のれんを償却するのは、時間が経過するにつれ、収益力が下がっていくという考えがあるためです。

しかし、IFRSではのれんの収益力は将来にわたって変わらないと考えています。よって償却が行われません。

IFRSによるのれん非償却のメリット

のれん償却を行わないメリットは次の通りです。

  • 営業利益が圧迫されない
  • M&Aを積極的に行える
  • 会計処理がシンプルになる

詳しく解説します。

営業利益が圧迫されない

のれんの償却を行うと、償却した分だけ営業利益が減少します。償却を行わないことで、営業利益の圧迫を避けられます。

M&Aを積極的に行える

のれんの償却をしないでおくと営業利益に影響が出ません。そのため、M&Aを積極的に行えます。

会計処理がシンプルになる

のれん償却に関する処理が不要になるため、会計処理がシンプルになります。

IFRSによるのれん非償却のデメリット

以下のように、のれん非償却にはデメリットもあります。

  • のれん減損がないため、特別損失が高くなる可能性がある
  • 自社の資産との区別がつきにくい

のれん減損がないため、特別損失が高くなる可能性がある

定期的にのれんの償却を行わない場合、損失が発生した際に減損処理を行う必要があります。その際、いきなり大きな額の特別損失が出る可能性もあるため注意しなければなりません。

自社の資産との区別がつきにくい

のれんの償却を行わないことで、M&A後に作った資産との区別がつきにくいというデメリットもあります。

IFRSによるのれんの減損テストの方法

IFRSでは、のれんの償却を行う必要がありませんが、減損テストを行う必要があります。実施時期や方法を確認しましょう。

実施時期

IFRSでは、のれんの減損テストを毎年1回行わなければなりません。テストの時期は「10月末」のようにあらかじめ決めておき、毎年その時期に行います。

ただし、のれんの減損が発生しそうなことが判明したら、テスト時期でなくても減損テストを行う必要があります。

実施の方法

減損テストでは、回収可能価額を算定します。回収可能価額は以下のいずれか高い方です。

  • 処分コスト控除後の公正価値
  • 処分コスト控除後の使用価値

上記のいずれかが帳簿価額より高いと、資産の減損はないということです。

減損テストを省略することは可能?

IFRSの前身「IAS」の36号によると、以下の条件を全て満たしていれば減損テストの省略は可能とされています。

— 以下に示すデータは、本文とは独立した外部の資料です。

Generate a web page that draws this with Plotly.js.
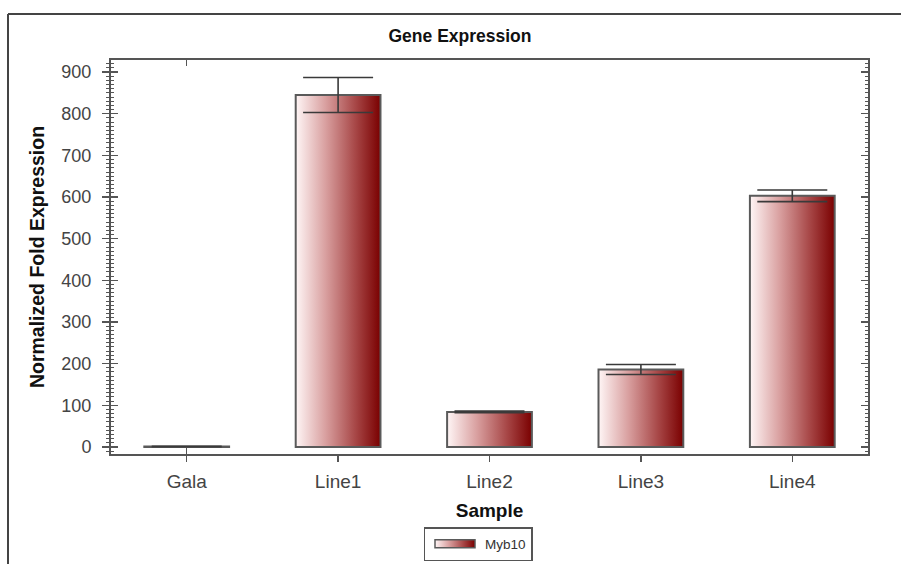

  • 当該単位を構成する資産および負債が、直近の回収可能価額の計算のときから著しく変化していないこと
  • 直近の回収可能価額の計算結果が、帳簿価額に比べて相当程度大きいこと
  • 直近の回収可能価額の計算時点以降に発生した事象および変化のあった状況の変化を分析した結果、当該資金生成単位についての現在の回収可能価額が、現在の帳簿価額を下回る可能性が非常に低いこと

ただし、この条件を全て満たしていると認められるのは非常に難しいといえます。現状では、のれんの減損テストの省略はほとんどない、と考えておくのがよさそうです。

IFRSを適用する場合ののれんへの影響

IFRSを適用する場合、のれんにどのような影響があるのでしょうか。

利益が大きくなる

IFRSではのれんの償却がないため、その分利益が大きくなります。結果として、新たなM&Aにつながる可能性が高くなります。

M&Aの効果がわかりやすくなる

IFRSでは毎年減損テストを行うため、買収した資産でどの程度の利益(損失)が発生したかが明確になります。よって、M&Aの効果がわかりやすく、経営の意思決定がしやすくなります。

IFRS適用を検討する際はのれんの会計処理について確認しておこう

IFRSは日本基準と異なり、のれんの償却が行われません。その代わりとして毎年減損テストを行います。減損テストを行うと、買収した資産でどのくらいの利益が発生したかがわかるというメリットがあり、次のM&Aや経営戦略につながる可能性があります。

また、国際的な取引を行う企業ではIFRSでの会計が求められることもあり、今後、IFRS適用企業の増加も予想されます。IFRS移行を検討するならば、今のうちにのれんの会計処理などを確認しておきましょう。